You asked, "States Rights to do 'what' exactly? The right for the people of each state to decide for themselves how their own local society should be ordered. Not for some bureaucrat thousands of miles away to dictate and regulate it.
The Constitution is clear: Amendment 10 - Powers of the States and People. Ratified 12/15/1791. Note The powers not delegated to the United States by the Constitution, nor prohibited by it to the States, are reserved to the States respectively, or to the people.
Nations are never permanent. National borders are never permanent. Persia, Assyria, Greece, Rome, The Dynasties of China, The Empires of England and Japan all disintegrated a piece at a time until they grew too weak to defend against the rise of competitor nations.
America's ultimate fate is no different. Eventually, we will either be defeated by another or disintegrate from within due to the misguided or corrupt efforts of people willing to violate the principles which led to greatness, for the sake of their own issue. Perhaps that will be 1,000 years from now.

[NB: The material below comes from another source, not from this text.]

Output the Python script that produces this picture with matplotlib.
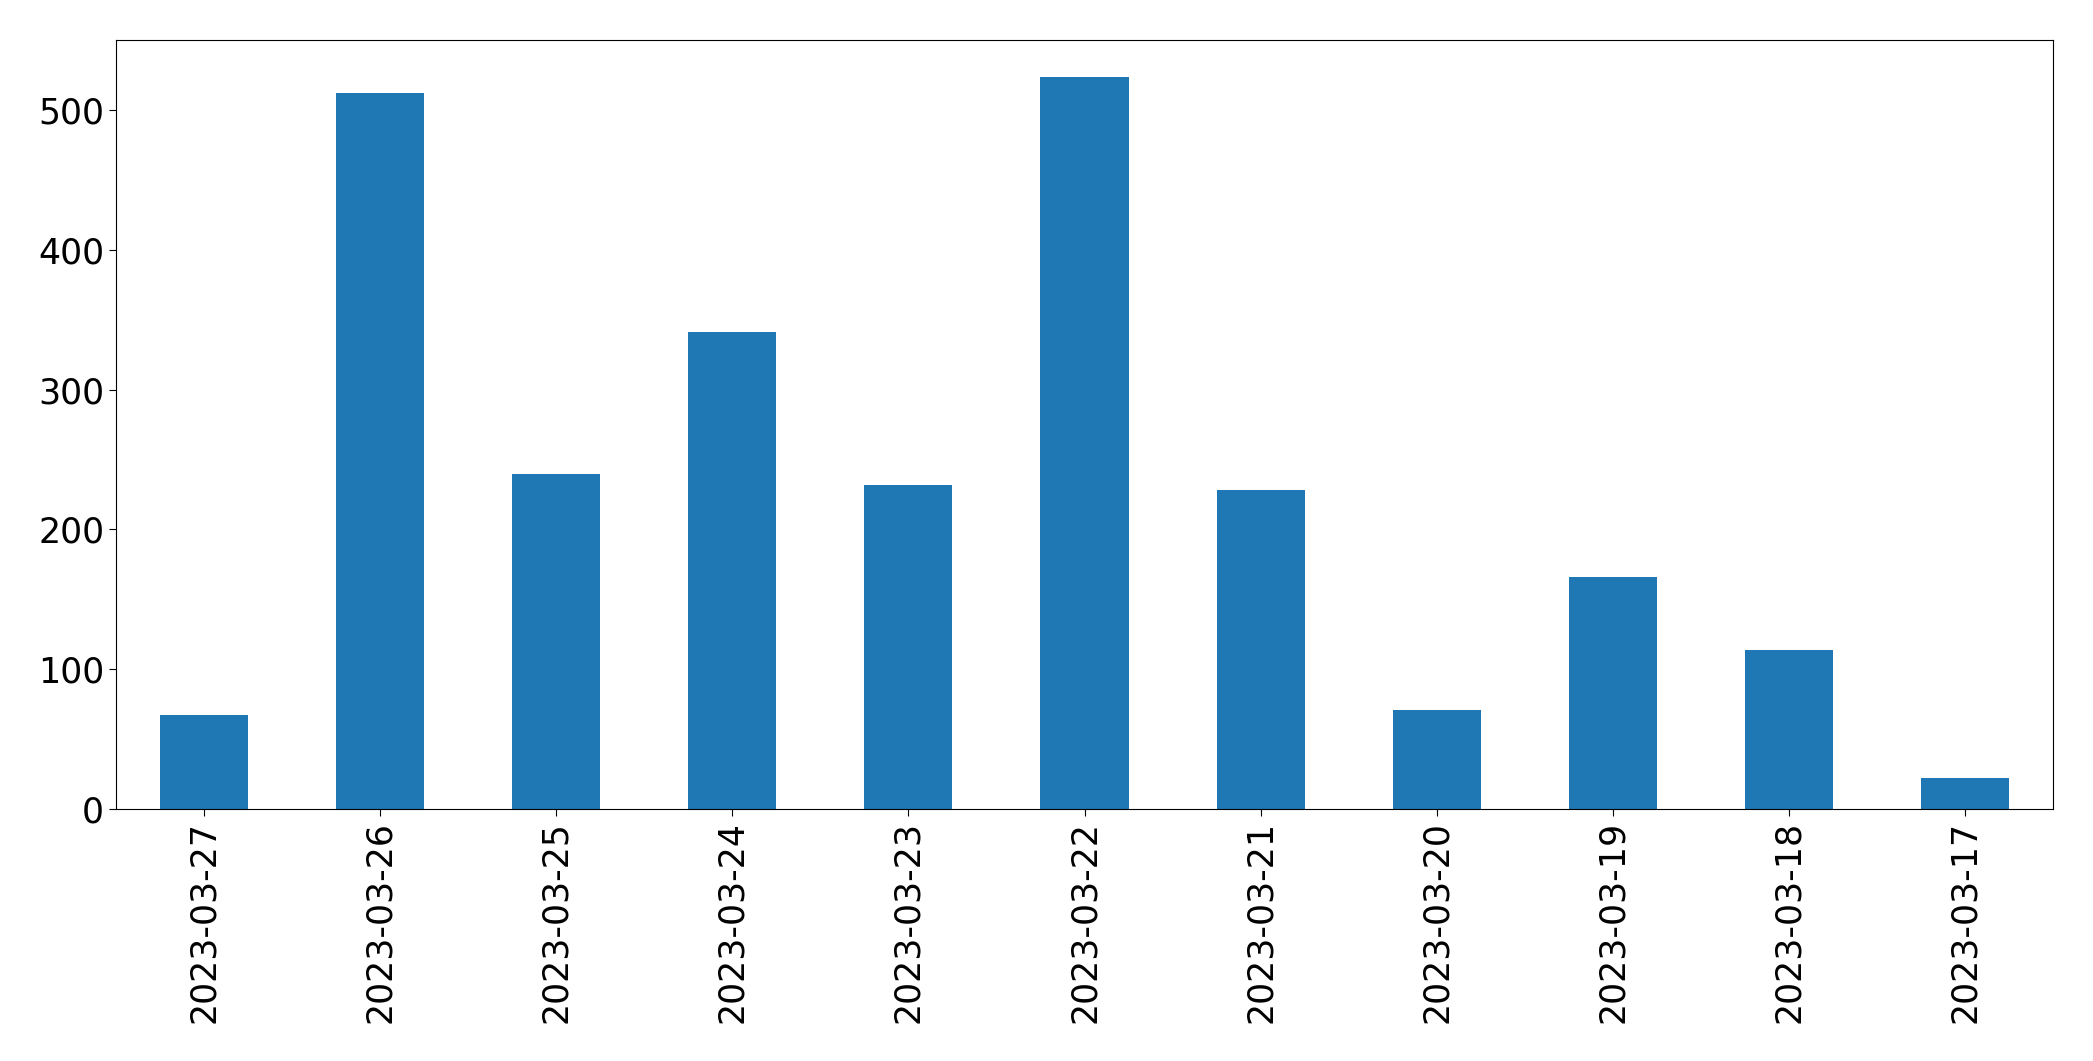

Perhaps sooner.
There will either be one Constitution that 300 million Americans agree to abide by resulting in an orderly society or there will be 300 million ideas as to what the Constitution means and growing anarchy.
‘You asked, “States Rights to do ‘what’ exactly? The right for the people of each state to decide for themselves how their own local society should be ordered. Not for some bureaucrat thousands of miles away to dictate and regulate it.’
First, I agree with everything you said in the 1st paragraph of your post.
That said, I wasn’t actualy ‘asking’ States Rights to do what exactly. It was rhetorical. The CSA constitution ANSWERED that question in 1860.
It was about economics. Everything beyond that was a rationalization, including the ‘Lost Cause’ myth promoted by Jubal Early, and many others that were bitter about losing the Civil War, and sought scapegoats. Longstreet was a particular target of Early, he needed one to hang the blame on and make the ‘Lost Cause’ myth ‘fit’.